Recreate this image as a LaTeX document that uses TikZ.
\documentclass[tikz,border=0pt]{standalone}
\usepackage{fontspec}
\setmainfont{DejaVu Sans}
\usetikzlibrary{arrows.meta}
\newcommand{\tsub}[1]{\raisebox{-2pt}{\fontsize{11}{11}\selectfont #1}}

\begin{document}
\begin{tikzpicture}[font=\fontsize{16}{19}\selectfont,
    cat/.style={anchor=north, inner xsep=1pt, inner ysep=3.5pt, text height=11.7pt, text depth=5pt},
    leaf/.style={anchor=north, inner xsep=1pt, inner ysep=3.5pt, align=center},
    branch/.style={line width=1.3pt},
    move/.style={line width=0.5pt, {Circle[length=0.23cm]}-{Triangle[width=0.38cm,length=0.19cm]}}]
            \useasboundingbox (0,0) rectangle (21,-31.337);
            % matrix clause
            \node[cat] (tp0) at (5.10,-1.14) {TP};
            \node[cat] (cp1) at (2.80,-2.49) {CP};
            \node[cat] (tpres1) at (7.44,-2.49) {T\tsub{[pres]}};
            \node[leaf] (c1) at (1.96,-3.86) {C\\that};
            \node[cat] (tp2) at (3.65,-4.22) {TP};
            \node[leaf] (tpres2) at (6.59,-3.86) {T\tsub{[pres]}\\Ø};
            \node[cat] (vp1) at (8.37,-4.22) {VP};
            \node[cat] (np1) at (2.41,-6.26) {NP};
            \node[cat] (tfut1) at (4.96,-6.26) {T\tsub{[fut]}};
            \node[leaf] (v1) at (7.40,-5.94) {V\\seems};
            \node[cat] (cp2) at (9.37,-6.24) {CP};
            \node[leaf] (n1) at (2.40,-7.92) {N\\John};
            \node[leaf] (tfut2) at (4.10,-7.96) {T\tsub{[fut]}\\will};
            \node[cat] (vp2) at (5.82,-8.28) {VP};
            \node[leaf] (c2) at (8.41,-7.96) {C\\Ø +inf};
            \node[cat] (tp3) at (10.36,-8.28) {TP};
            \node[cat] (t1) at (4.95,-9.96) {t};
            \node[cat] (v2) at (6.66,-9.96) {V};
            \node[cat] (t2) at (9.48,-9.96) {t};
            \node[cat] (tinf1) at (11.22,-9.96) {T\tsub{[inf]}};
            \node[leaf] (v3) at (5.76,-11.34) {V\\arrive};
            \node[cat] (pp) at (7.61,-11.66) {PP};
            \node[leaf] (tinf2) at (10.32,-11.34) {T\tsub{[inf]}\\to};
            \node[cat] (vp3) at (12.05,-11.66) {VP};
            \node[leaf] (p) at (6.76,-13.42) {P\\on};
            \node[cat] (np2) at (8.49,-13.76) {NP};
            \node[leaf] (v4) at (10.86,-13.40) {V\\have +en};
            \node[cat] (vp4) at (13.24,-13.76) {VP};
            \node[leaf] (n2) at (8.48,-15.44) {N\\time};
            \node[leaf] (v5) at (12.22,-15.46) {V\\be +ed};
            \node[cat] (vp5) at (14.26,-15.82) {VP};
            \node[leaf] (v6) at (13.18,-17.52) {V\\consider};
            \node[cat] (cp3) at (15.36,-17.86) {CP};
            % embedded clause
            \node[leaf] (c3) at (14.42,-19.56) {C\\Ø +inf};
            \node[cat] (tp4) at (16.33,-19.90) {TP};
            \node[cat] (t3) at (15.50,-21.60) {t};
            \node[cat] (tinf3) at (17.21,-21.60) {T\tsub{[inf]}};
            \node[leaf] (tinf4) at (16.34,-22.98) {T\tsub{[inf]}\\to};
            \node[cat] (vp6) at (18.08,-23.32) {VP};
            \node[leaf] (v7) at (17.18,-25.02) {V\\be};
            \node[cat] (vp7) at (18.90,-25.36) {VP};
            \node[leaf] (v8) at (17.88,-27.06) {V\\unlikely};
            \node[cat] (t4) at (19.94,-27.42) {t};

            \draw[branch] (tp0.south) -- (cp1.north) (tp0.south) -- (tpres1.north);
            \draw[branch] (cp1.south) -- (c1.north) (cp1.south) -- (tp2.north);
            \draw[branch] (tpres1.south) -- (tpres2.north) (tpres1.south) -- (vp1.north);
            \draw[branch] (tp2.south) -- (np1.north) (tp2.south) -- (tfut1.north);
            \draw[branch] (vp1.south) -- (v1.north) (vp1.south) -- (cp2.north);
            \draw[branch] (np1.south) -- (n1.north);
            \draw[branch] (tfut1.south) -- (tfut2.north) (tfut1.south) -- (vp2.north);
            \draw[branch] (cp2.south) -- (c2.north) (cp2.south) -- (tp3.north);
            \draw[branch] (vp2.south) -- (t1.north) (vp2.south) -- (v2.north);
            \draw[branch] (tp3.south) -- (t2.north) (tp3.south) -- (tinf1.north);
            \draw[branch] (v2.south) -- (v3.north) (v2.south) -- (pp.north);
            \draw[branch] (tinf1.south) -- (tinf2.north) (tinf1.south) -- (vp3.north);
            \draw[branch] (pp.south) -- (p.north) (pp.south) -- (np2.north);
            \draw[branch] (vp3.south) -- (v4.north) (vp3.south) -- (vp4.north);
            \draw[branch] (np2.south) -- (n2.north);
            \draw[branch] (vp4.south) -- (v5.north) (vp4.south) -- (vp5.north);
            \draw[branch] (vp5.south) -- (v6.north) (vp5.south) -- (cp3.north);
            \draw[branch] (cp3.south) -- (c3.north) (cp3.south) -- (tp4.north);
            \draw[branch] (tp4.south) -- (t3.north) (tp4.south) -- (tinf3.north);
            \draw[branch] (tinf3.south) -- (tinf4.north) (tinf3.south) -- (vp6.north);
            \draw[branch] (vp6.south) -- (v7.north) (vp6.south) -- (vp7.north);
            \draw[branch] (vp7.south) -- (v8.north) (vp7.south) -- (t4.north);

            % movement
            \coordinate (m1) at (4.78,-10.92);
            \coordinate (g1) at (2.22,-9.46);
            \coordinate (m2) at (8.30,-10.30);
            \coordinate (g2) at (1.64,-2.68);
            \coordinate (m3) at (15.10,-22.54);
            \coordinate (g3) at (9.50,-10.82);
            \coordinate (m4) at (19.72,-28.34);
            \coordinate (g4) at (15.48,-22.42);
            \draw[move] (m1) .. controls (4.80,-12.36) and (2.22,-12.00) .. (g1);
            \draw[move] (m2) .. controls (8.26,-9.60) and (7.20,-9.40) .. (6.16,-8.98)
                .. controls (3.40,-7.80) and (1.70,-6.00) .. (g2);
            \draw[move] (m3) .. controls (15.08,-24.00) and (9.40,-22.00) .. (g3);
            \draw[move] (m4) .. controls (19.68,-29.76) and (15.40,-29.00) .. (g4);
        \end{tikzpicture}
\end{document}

§ **Goal of the exercise**:
Take every line above carrying "that" and return it.

§ **The solution**:
Recreate this image as a LaTeX document that uses TikZ.
            \node[leaf] (c1) at (1.96,-3.86) {C\\that};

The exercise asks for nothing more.